Expert Tips for the Best No Knead Rosemary Garlic Bread

  • Give it the full 24 hours—longer rise time equals deeper, more complex flavor
  • Use fresh rosemary—dried works in a pinch but fresh provides superior aroma and taste
  • Room temperature matters—too cold and it won’t rise properly; too warm and it over-proofs
  • Don’t rush the second rise—patience yields lighter, airier bread
  • Cast iron is key—it mimics a professional bread oven and creates superior crust
  • Resist slicing hot bread—the interior continues cooking as it cools
  • Test for doneness—internal temperature should reach 200-210°F
  • Gentle shaping only—rough handling deflates those precious air bubbles

How to Store and Serve Rustic No Knead Rosemary Garlic Bread

Storage: Wrap cooled bread in foil or keep in a bread box at room temperature for 2-3 days. The crust will soften slightly but can be re-crisped in the oven.

Reheating: Warm slices in a toaster or place the whole loaf in a 350°F oven for 5-7 minutes to refresh the crust.

Freezing: Wrap completely cooled bread tightly in plastic wrap, then aluminum foil. Freeze for up to 2 months. Thaw at room temperature and refresh in a warm oven.

Serving suggestions: Slice and serve with our homemade loaded potato soup, white chicken chili, or creamy ranch chicken. Perfect for dipping in garlic butter or alongside our chicken alfredo lasagna rolls.

No Knead Rosemary Garlic Bread Recipe Variations You’ll Love

Cheesy Rosemary Garlic Bread: Fold in 1/2 cup grated Parmesan cheese when mixing the dough. Sprinkle extra Parmesan on top before baking for a golden, cheesy crust—similar to our Italian herbs and cheese bread.

Mediterranean No Knead Bread: Add 1/4 cup chopped Kalamata olives and 2 tablespoons sun-dried tomatoes to the dough for a Mediterranean twist.

Herb Variety Bread: Replace rosemary with fresh thyme, oregano, or sage. Or use a combination of Italian herbs for a different flavor profile.

Seeded Crust Version: After shaping, brush the top with olive oil and sprinkle with sesame seeds, poppy seeds, or everything bagel seasoning.

FAQ About No Knead Rosemary Garlic Bread

Can I use dried rosemary instead of fresh?

Yes, but use only 1 teaspoon of dried rosemary since it’s more concentrated. Fresh rosemary provides better flavor and aroma, but dried works in a pinch. Add it with the other dry ingredients.
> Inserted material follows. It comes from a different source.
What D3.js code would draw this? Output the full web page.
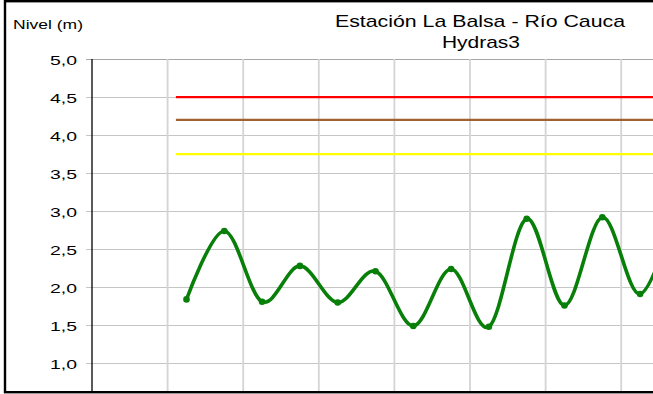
<!DOCTYPE html>
<html>
<head>
<meta charset="utf-8">
<script src="https://cdn.jsdelivr.net/npm/d3@7"></script>
<style>
  html, body { margin: 0; padding: 0; background: #fff; }
  svg { display: block; font-family: "Liberation Sans", Arial, sans-serif; }
</style>
</head>
<body>
<svg id="chart" width="653" height="394"></svg>
<script>
// Reading times, in days from the start of the axis (two readings per day)
const readingDay = [1.25, 1.75, 2.25, 2.75, 3.25, 3.75, 4.25, 4.75, 5.25, 5.75, 6.25, 6.75, 7.25, 7.75];
// Water level (m) at each reading
const nivel = [1.84, 2.74, 1.81, 2.28, 1.80, 2.21, 1.49, 2.24, 1.48, 2.90, 1.76, 2.92, 1.91, 3.08];

// Alert thresholds (m) and their span along the time axis
const thresholdNames = ["Roja", "Naranja", "Amarilla"];
const thresholdValues = [4.5, 4.2, 3.75];
const thresholdColors = ["#ff0000", "#9e6132", "#ffff00"];
const thresholdSpan = [1.11, 8];

const yTicks = [1.0, 1.5, 2.0, 2.5, 3.0, 3.5, 4.0, 4.5, 5.0];
const xGridDays = [1, 2, 3, 4, 5, 6, 7, 8];

const titleLines = ["Estación La Balsa - Río Cauca", "Hydras3"];
const yAxisTitle = "Nivel (m)";

const svg = d3.select("#chart");
const W = 653, H = 394;

const plot = { left: 92, top: 59, right: 696.8, bottom: 401.3 };

const x = d3.scaleLinear().domain([0, 8]).range([plot.left, plot.right]);
const y = d3.scaleLinear().domain([1, 5]).range([363.3, plot.top]);

const fmt = d3.formatLocale({ decimal: ",", thousands: ".", grouping: [3], currency: ["$", ""] }).format(".1f");

const clip = svg.append("defs").append("clipPath").attr("id", "frameClip")
  .append("rect").attr("x", 6).attr("y", 2).attr("width", W).attr("height", 389.5);

const g = svg.append("g").attr("clip-path", "url(#frameClip)");

// Horizontal grid lines with their small ticks left of the axis
g.append("g").selectAll("line").data(yTicks).join("line")
  .attr("x1", plot.left - 6).attr("x2", W)
  .attr("y1", d => Math.round(y(d)) + 0.5).attr("y2", d => Math.round(y(d)) + 0.5)
  .attr("stroke", d => d === 5 ? "#a6a6a6" : "#c6c6c6")
  .attr("stroke-width", 1.2);

// Vertical grid lines
g.append("g").selectAll("line").data(xGridDays).join("line")
  .attr("x1", d => x(d)).attr("x2", d => x(d))
  .attr("y1", plot.top).attr("y2", plot.bottom)
  .attr("stroke", "#d4d4d4")
  .attr("stroke-width", 1.8);

// Y axis line
g.append("line")
  .attr("x1", plot.left).attr("x2", plot.left)
  .attr("y1", plot.top).attr("y2", plot.bottom)
  .attr("stroke", "#000").attr("stroke-width", 1.3);

// Y tick labels
svg.append("g").selectAll("text").data(yTicks).join("text")
  .attr("x", 77).attr("y", d => y(d) + 5.5)
  .attr("text-anchor", "end")
  .attr("font-size", 13)
  .attr("textLength", 27).attr("lengthAdjust", "spacingAndGlyphs")
  .attr("fill", "#000")
  .text(d => fmt(d));

// Threshold lines
g.append("g").selectAll("line").data(thresholdValues).join("line")
  .attr("x1", x(thresholdSpan[0])).attr("x2", x(thresholdSpan[1]))
  .attr("y1", d => y(d)).attr("y2", d => y(d))
  .attr("stroke", (d, i) => thresholdColors[i])
  .attr("stroke-width", 2.2);

// Level series: smoothed line with point markers
const pts = readingDay.map((d, i) => [x(d), y(nivel[i])]);
g.append("path")
  .attr("d", d3.line().curve(d3.curveCardinal.tension(0))(pts))
  .attr("fill", "none")
  .attr("stroke", "#087f08")
  .attr("stroke-width", 3.6)
  .attr("stroke-linejoin", "round");
g.append("g").selectAll("circle").data(pts).join("circle")
  .attr("cx", d => d[0]).attr("cy", d => d[1]).attr("r", 3.3)
  .attr("fill", "#087f08");

// Titles
svg.append("text").attr("x", 13).attr("y", 29)
  .attr("font-size", 13.5)
  .attr("textLength", 70).attr("lengthAdjust", "spacingAndGlyphs")
  .text(yAxisTitle);

svg.append("text").attr("x", 480).attr("y", 26.5)
  .attr("text-anchor", "middle").attr("font-size", 17)
  .attr("textLength", 290).attr("lengthAdjust", "spacingAndGlyphs")
  .text(titleLines[0]);
svg.append("text").attr("x", 481).attr("y", 47.5)
  .attr("text-anchor", "middle").attr("font-size", 17)
  .attr("textLength", 78).attr("lengthAdjust", "spacingAndGlyphs")
  .text(titleLines[1]);

// Chart frame
svg.append("rect")
  .attr("x", 5).attr("y", 1.2).attr("width", W + 10).attr("height", 391)
  .attr("fill", "none").attr("stroke", "#000").attr("stroke-width", 2.4);
</script>
</body>
</html>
What if I don’t have a cast iron skillet?

A Dutch oven works beautifully—preheat it empty for 30 minutes, then carefully place the dough inside on parchment paper. You can also use an oven-safe baking dish, though the crust won’t be quite as crispy.

Can I shorten the 18-24 hour rise time?

The long rise is essential for developing flavor and creating the open, airy crumb structure without kneading. Rushing this step results in dense, bland bread. Plan ahead and let time work its magic!

How do I know when the bread is fully baked?

The crust should be deeply golden brown, and the loaf should sound hollow when tapped on the bottom. For precision, use an instant-read thermometer—internal temperature should reach 200-210°F.

Final Thoughts on This Rustic No Knead Rosemary Garlic Bread Recipe

This rustic no knead rosemary garlic bread proves that spectacular homemade bread doesn’t require professional skills, expensive equipment, or hours of physical labor. With just five minutes of hands-on time and the patience to let the dough rise, you’ll create an artisan-quality loaf that rivals anything from a bakery. The fragrant rosemary, savory garlic, and perfectly crispy crust make every slice special—whether you’re serving it alongside dinner, using it for sandwiches, or simply enjoying it warm with butter. Once you experience how easy and rewarding this bread is, it’ll become a regular in your kitchen.